How did the industrialist Andrew Carnegie transform into a noted philanthropist, donating libraries around the world from his great wealth? Speculation following a letter he wrote to himself at the age of thirty-three has led Irish- American author Marie Benedict to invent CARNEGIE'S MAID. Perhaps the great man had a maid, somewhat like her own family who worked in service in Boston, and that maid influenced her employer.
In 1863 Clara Kelley arrives in New York after forty-two days in the misery of steerage. Her Galway family has sent her to secure employment, and she makes for Pittsburgh since a cousin is working in the steel-mill city. Her name is the same as a girl from second class travel, so she is taken for a trained lady's maid and driven to Pittsburgh before anyone is the wiser. Amusingly Clara passes herself off as the new version well, mainly by staying correctly silent. She is upset by being assumed to be Anglo-Irish instead of Catholic, but finding a good position keeps her mouth shut.

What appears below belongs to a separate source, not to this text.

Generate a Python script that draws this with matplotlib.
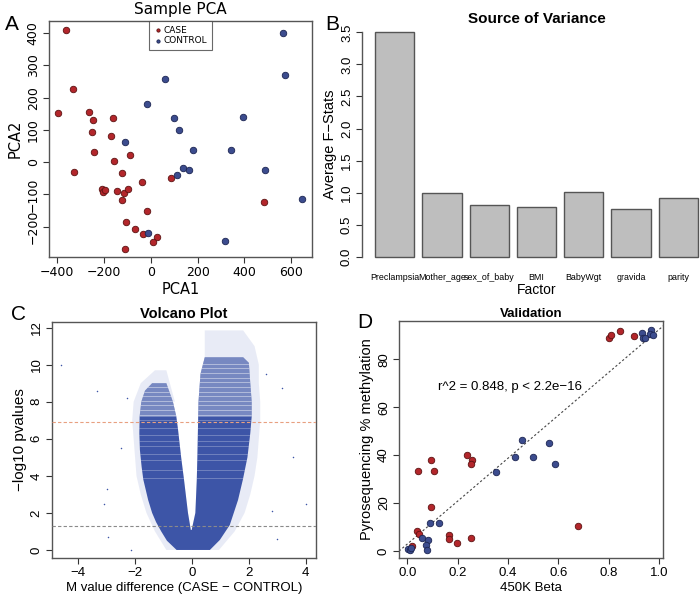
import matplotlib.pyplot as plt
from matplotlib.patches import Polygon, Rectangle

# ---------- A: Sample PCA ----------
case_pc1 = [-362, -333, -397, -261, -248, -252, -241, -329, -159, -169, -157, -88, -121,
            -209, -204, -197, -142, -115, -95, -121, -38, -14, -105, -68, -34, 26, 11,
            -108, 85, 485]
case_pc2 = [409, 226, 154, 157, 131, 93, 31, -29, 138, 82, 3, 22, -33,
            -82, -91, -86, -89, -96, -84, -116, -61, -151, -185, -206, -223, -233, -247,
            -270, -48, -123]
ctrl_pc1 = [563, 572, 60, -14, 99, 119, 394, -111, 180, 343, 136, 163, 112, 489, 644, -11, 319]
ctrl_pc2 = [400, 270, 257, 182, 138, 101, 139, 62, 37, 39, -19, -25, -39, -25, -115, -221, -245]

# ---------- B: Source of variance ----------
factors = ["Preclampsia", "Mother_age", "sex_of_baby", "BMI", "BabyWgt", "gravida", "parity"]
fstats = [3.51, 1.00, 0.81, 0.775, 1.01, 0.745, 0.91]

# ---------- C: Volcano (envelope) ----------
left_outer_y = [0.0, 0.5, 1.0, 1.5, 2.0, 2.7, 3.8, 4.5, 5.4, 6.3, 7.2, 8.0, 8.6, 9.0]
left_outer_x = [-0.54, -0.88, -1.08, -1.26, -1.40, -1.54, -1.71, -1.77, -1.83, -1.85, -1.84, -1.78, -1.65, -1.4]
left_inner_y = [9.0, 8.0, 7.2, 6.5, 5.0, 3.8, 2.0, 1.08]
left_inner_x = [-0.9, -0.67, -0.55, -0.49, -0.38, -0.28, -0.14, -0.04]
right_inner_y = [1.08, 2.0, 3.8, 5.0, 6.5, 8.0, 9.5, 10.4]
right_inner_x = [-0.01, 0.12, 0.17, 0.19, 0.21, 0.23, 0.3, 0.45]
right_outer_y = [10.4, 10.1, 9.0, 8.0, 7.2, 6.3, 5.0, 3.8, 2.7, 1.35, 0.54, 0.0]
right_outer_x = [1.8, 2.0, 2.05, 2.1, 2.1, 2.05, 1.95, 1.79, 1.62, 1.33, 0.98, 0.63]

halo_left_y = [0.0, 1.0, 2.0, 3.0, 4.0, 5.0, 6.0, 7.0, 8.0, 9.0, 9.7]
halo_left_x = [-0.9, -1.3, -1.6, -1.8, -1.95, -2.0, -2.05, -2.1, -2.05, -1.8, -1.3]
halo_left_top_x = [-0.9, -0.6]
halo_left_top_y = [9.7, 8.0]
halo_right_top_x = [0.45, 1.8]
halo_right_top_y = [11.85, 11.85]
halo_right_y = [11.0, 10.0, 9.0, 8.0, 7.0, 6.0, 5.0, 4.0, 3.0, 2.0, 1.0, 0.0]
halo_right_x = [2.2, 2.35, 2.35, 2.4, 2.4, 2.35, 2.3, 2.2, 2.05, 1.85, 1.5, 0.95]
streaks_y = [3.9, 4.3, 4.85, 5.2, 5.6, 5.9, 6.2, 6.6, 7.0, 7.3, 7.55, 7.8, 8.05, 8.3, 8.55,
             8.8, 9.05, 9.3, 9.55, 9.8, 10.05]
sparse_above = 7.2

outlier_x = [-4.6, -3.35, 3.54, 4.0, 3.18, -2.97, -3.1, -2.96, -2.15, 2.8, -2.5, 2.6, -2.3, 3.0]
outlier_y = [10.0, 8.6, 5.04, 2.48, 8.72, 3.27, 2.5, 0.68, 0.0, 2.1, 5.5, 9.5, 8.2, 0.6]

bonf_line = 6.89
p05_line = 1.301

# ---------- D: Validation ----------
case_beta = [0.799, 0.807, 0.845, 0.899, 0.093, 0.042, 0.107, 0.235, 0.255, 0.253, 0.094,
             0.037, 0.048, 0.019, 0.164, 0.164, 0.196, 0.251, 0.679]
case_pyro = [89.0, 90.0, 92.0, 89.9, 37.8, 33.3, 33.5, 40.2, 38.0, 36.5, 18.4,
             8.5, 7.2, 2.1, 6.5, 5.0, 3.2, 5.4, 10.4]
ctrl_beta = [0.931, 0.967, 0.963, 0.974, 0.934, 0.942, 0.455, 0.426, 0.497, 0.561, 0.587,
             0.352, 0.090, 0.126, 0.057, 0.082, 0.074, 0.077, 0.004, 0.011, 0.015]
ctrl_pyro = [91.1, 92.1, 90.7, 90.0, 89.0, 89.0, 46.3, 39.1, 39.4, 44.9, 36.3,
             33.0, 11.7, 11.7, 5.6, 4.6, 2.6, 0.4, 1.0, 0.4, 1.4]
fit_intercept = 2.9
fit_slope = 89.6

RED = "#b3262b"
RED_E = "#5c1212"
BLUE = "#3c4c8e"
BLUE_E = "#1c2552"
VBLUE = "#3d55a7"
SPINE = "#555555"


def r_style(ax, family, size=9.5):
    for s in ax.spines.values():
        s.set_color(SPINE)
        s.set_linewidth(1.0)
    ax.tick_params(direction="out", length=4.5, width=0.8, color="#333333",
                   labelsize=size, pad=2)
    for lab in ax.get_xticklabels() + ax.get_yticklabels():
        lab.set_family(family)
    for lab in ax.get_yticklabels():
        lab.set_rotation(90)
        lab.set_va("center")


fig = plt.figure(figsize=(7, 6.02), dpi=100)

# ---- A ----
axA = fig.add_axes([48.7 / 700, 1 - 257 / 602, 263.3 / 700, 236 / 602])
axA.scatter(case_pc1, case_pc2, s=22, c=RED, edgecolors=RED_E, linewidths=0.6, label="CASE", zorder=3)
axA.scatter(ctrl_pc1, ctrl_pc2, s=22, c=BLUE, edgecolors=BLUE_E, linewidths=0.6, label="CONTROL", zorder=3)
axA.set_xlim(-435, 688)
axA.set_ylim(-294, 438)
axA.set_xticks([-400, -200, 0, 200, 400, 600])
axA.set_yticks([-200, -100, 0, 100, 200, 300, 400])
r_style(axA, "DejaVu Sans", 9)
axA.set_xlabel("PCA1", fontsize=10.5, family="DejaVu Sans", labelpad=2)
axA.set_ylabel("PCA2", fontsize=10.5, family="DejaVu Sans", labelpad=3)
axA.set_title("Sample PCA", fontsize=11, family="DejaVu Sans", pad=5)
leg = axA.legend(loc="upper center", borderaxespad=0, fancybox=False, markerscale=0.5,
                 prop={"family": "DejaVu Sans", "size": 6.5}, handletextpad=0.2,
                 handlelength=1.0, borderpad=0.5, labelspacing=0.2)
leg.get_frame().set_edgecolor("#444444")
leg.get_frame().set_linewidth(0.8)

# ---- B ----
axB = fig.add_axes([362 / 700, 1 - 265.7 / 602, 349 / 700, 242.3 / 602])
pos = [0.7 + 1.2 * i for i in range(len(factors))]
axB.bar(pos, fstats, width=1.0, color="#bebebe", edgecolor="#555555", linewidth=1.0)
axB.set_xlim(-0.128, 8.728)
axB.set_ylim(-0.14, 3.64)
for side in ["top", "right", "bottom"]:
    axB.spines[side].set_visible(False)
axB.spines["left"].set_bounds(0, 3.5)
axB.set_yticks([0, 0.5, 1.0, 1.5, 2.0, 2.5, 3.0, 3.5])
axB.set_yticklabels(["0.0", "0.5", "1.0", "1.5", "2.0", "2.5", "3.0", "3.5"])
axB.set_xticks(pos)
axB.set_xticklabels(factors)
r_style(axB, "Liberation Sans")
axB.tick_params(axis="x", length=0, pad=5, labelsize=6.4)
axB.set_xlabel("Factor", fontsize=10, family="Liberation Sans", labelpad=1)
axB.set_ylabel("Average F\u2212Stats", fontsize=10.5, family="Liberation Sans", labelpad=3)
axB.set_title("Source of Variance", fontsize=11, family="Liberation Sans", fontweight="bold", y=1.0, pad=0.5)

# ---- C ----
axC = fig.add_axes([51.7 / 700, 1 - 558.3 / 602, 264.3 / 700, 236.6 / 602])
halo = list(zip(halo_left_x, halo_left_y)) + list(zip(halo_left_top_x, halo_left_top_y)) \
    + list(zip(left_inner_x[1:], left_inner_y[1:])) + list(zip(right_inner_x, right_inner_y)) \
    + list(zip(halo_right_top_x, halo_right_top_y)) + list(zip(halo_right_x, halo_right_y))
axC.add_patch(Polygon(halo, closed=True, facecolor="#6a7cc4", edgecolor="none", alpha=0.15, zorder=1))
core = list(zip(left_outer_x, left_outer_y)) + list(zip(left_inner_x, left_inner_y)) \
    + list(zip(right_inner_x, right_inner_y)) + list(zip(right_outer_x, right_outer_y))
core_patch = Polygon(core, closed=True, facecolor=VBLUE, edgecolor="none", zorder=2)
axC.add_patch(core_patch)
upper = Rectangle((-3, sparse_above), 6, 6, facecolor="white", alpha=0.3, edgecolor="none", zorder=3)
axC.add_patch(upper)
upper.set_clip_path(core_patch)
for yy in streaks_y:
    ln = axC.axhline(yy, color="white", alpha=0.3 if yy < sparse_above else 0.5, linewidth=0.6, zorder=3)
    ln.set_clip_path(core_patch)
axC.scatter(outlier_x, outlier_y, s=1.2, c=VBLUE, linewidths=0, zorder=3)
axC.axhline(bonf_line, color="#e8a080", linestyle=(0, (3, 2)), linewidth=0.8, zorder=4)
axC.axhline(p05_line, color="#8a8a8a", linestyle=(0, (3, 2)), linewidth=0.8, zorder=4)
axC.set_xlim(-4.93, 4.36)
axC.set_ylim(-0.45, 12.32)
axC.set_xticks([-4, -2, 0, 2, 4])
axC.set_yticks([0, 2, 4, 6, 8, 10, 12])
r_style(axC, "Liberation Sans")
axC.set_xlabel("M value difference (CASE \u2212 CONTROL)", fontsize=9.5, family="Liberation Sans", labelpad=2)
axC.set_ylabel("\u2212log10 pvalues", fontsize=11, family="Liberation Sans", labelpad=3)
axC.set_title("Volcano Plot", fontsize=10.5, family="Liberation Sans", fontweight="bold", pad=3)

# ---- D ----
axD = fig.add_axes([399 / 700, 1 - 558.3 / 602, 264.3 / 700, 237.6 / 602])
axD.axline((0, fit_intercept), slope=fit_slope, color="#444444", linestyle=(0, (2, 2)), linewidth=0.8, zorder=1)
axD.scatter(case_beta, case_pyro, s=22, c=RED, edgecolors=RED_E, linewidths=0.6, zorder=3)
axD.scatter(ctrl_beta, ctrl_pyro, s=22, c=BLUE, edgecolors=BLUE_E, linewidths=0.6, zorder=3)
axD.text(0.407, 68.3, "r^2 = 0.848, p < 2.2e\u221216", ha="center", va="center", fontsize=9.5,
         family="Liberation Sans")
axD.set_xlim(-0.033, 1.016)
axD.set_ylim(-3.06, 96.1)
axD.set_xticks([0.0, 0.2, 0.4, 0.6, 0.8, 1.0])
axD.set_xticklabels(["0.0", "0.2", "0.4", "0.6", "0.8", "1.0"])
axD.set_yticks([0, 20, 40, 60, 80])
r_style(axD, "Liberation Sans")
axD.set_xlabel("450K Beta", fontsize=9.5, family="Liberation Sans", labelpad=2)
axD.set_ylabel("Pyrosequencing % methylation", fontsize=10.5, family="Liberation Sans", labelpad=3)
axD.set_title("Validation", fontsize=9.5, family="Liberation Sans", fontweight="bold", pad=3)

# panel letters
fig.text(12 / 700, 1 - 25 / 602, "A", fontsize=15, family="Liberation Sans", ha="center", va="center")
fig.text(332 / 700, 1 - 25 / 602, "B", fontsize=15, family="Liberation Sans", ha="center", va="center")
fig.text(18 / 700, 1 - 315 / 602, "C", fontsize=15, family="Liberation Sans", ha="center", va="center")
fig.text(365 / 700, 1 - 323 / 602, "D", fontsize=15, family="Liberation Sans", ha="center", va="center")

fig.savefig("out.png", dpi=100)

Wow, Mrs Carnegie comes across as well-written. Domineering yet insecure by reason of her swift elevation from hard- working, scrimping Scots folk, she imitates the upper classes to which she now belongs. Today, sombrely-dressed, she sets the styles, but she is also concerned to be doing everything correctly in the eyes of others. Her sons Andrew and Tom continue the railroad development begun by her family, though the Civil War is in progress. She is heavily involved in their business interests. While entertainment is muted during wartime, social calls -- and work for domestic staff -- continue unabated.

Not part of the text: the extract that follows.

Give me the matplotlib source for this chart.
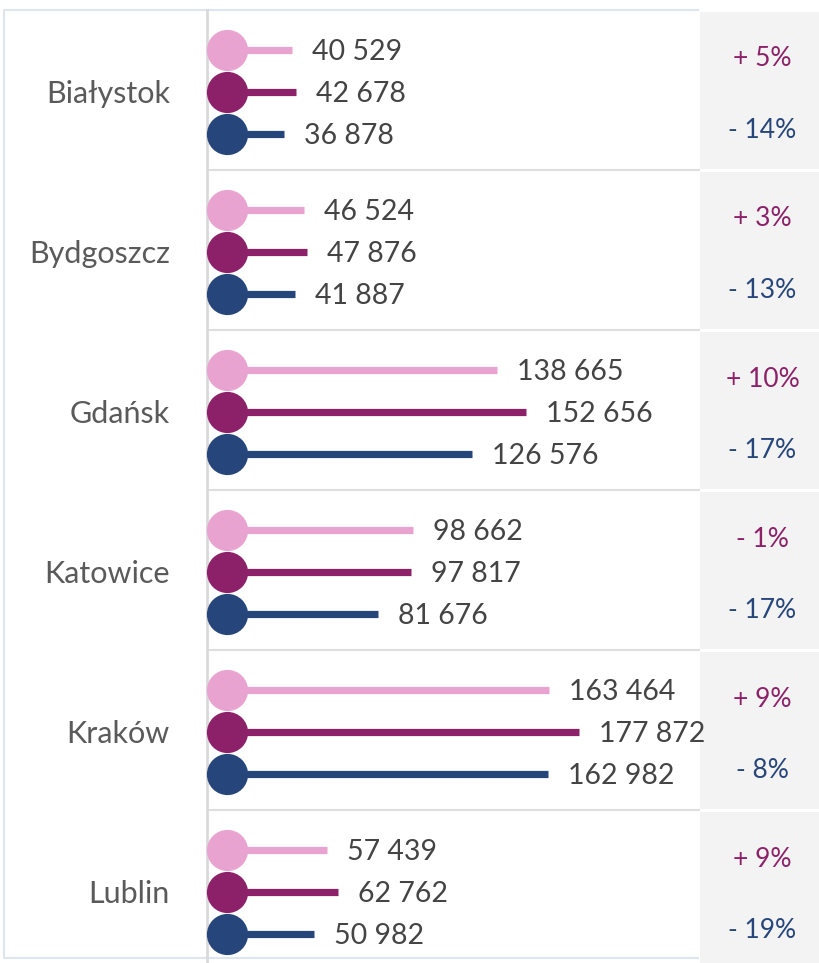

This classic character study also describes hard times in two countries. Through our heroine Clara's eyes we see the soot-filled city, the insane opulence close by the desperate poverty and risk of cholera. Her relatives here have factory work, which keeps them fed, and Clara realises just what her life would have been without the Carnegie house. Andrew Carnegie turns out to be not classist, and he converses with the maid about Elizabeth Barrett Browning's poetry. Not everyone approves.
Andrew tells CARNEGIE'S MAID about himself, so the reader can build up a picture of his hard times, keenness to get on and financial nous. He educated himself through a lending library open to working boys. Personally I grew up reading from a Carnegie Library in Dublin, so I would like to thank this man. Maybe I also have to thank his Irish maid. I love that thought.